As illustrated in the embodiments discussed above, the slip handle of the present invention provides the following advantages over conventional slip handles.

(1) The slip handle of the invention is flexible enough to bend on impact. This ability to give reduces the risk of accidental injury to workers when the slip is rotating. A primary benefit of use of the present invention is increased worker safety.

(2) The slip handle of the invention is durable enough to maintain its shape after bending. This ability to not remain twisted or bent contributes to safe handling. A bent or twisted handle can cause a worker to use an awkward or dangerous stance in handling the slip that is conducive to personal injury. A bent or twisted handle would also have to be replaced. Thus, use of the present invention reduces the cost of downtime and equipment replacement.

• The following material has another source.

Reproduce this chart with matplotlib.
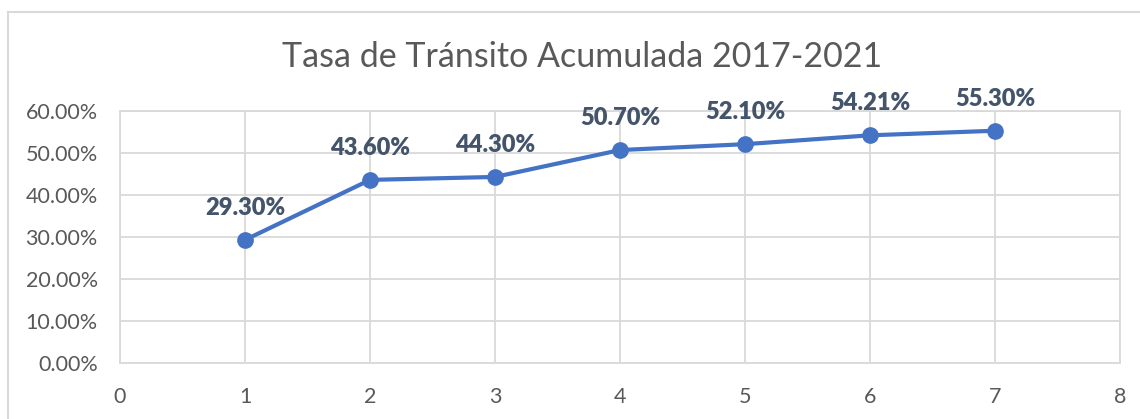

(3) The slip handle of the invention is strong enough to resist breaking in use. The handle must still be strong enough to perform the job of lifting the slip assembly. This ability to resist breakage reduces the danger of personal injury. Additionally, a broken handle would have to be replaced. Thus, use of the present invention again reduces the cost of downtime and equipment replacement.

It should be understood that the preceding is merely a detailed description of specific embodiments of this invention and that numerous changes, modifications, and alternatives to the disclosed embodiments can be made in accordance with the disclosure here without departing from the scope of the invention. The preceding description, therefore, is not meant to limit the scope of the invention. Rather, the scope of the invention is to be determined only by the appended claims and their equivalents.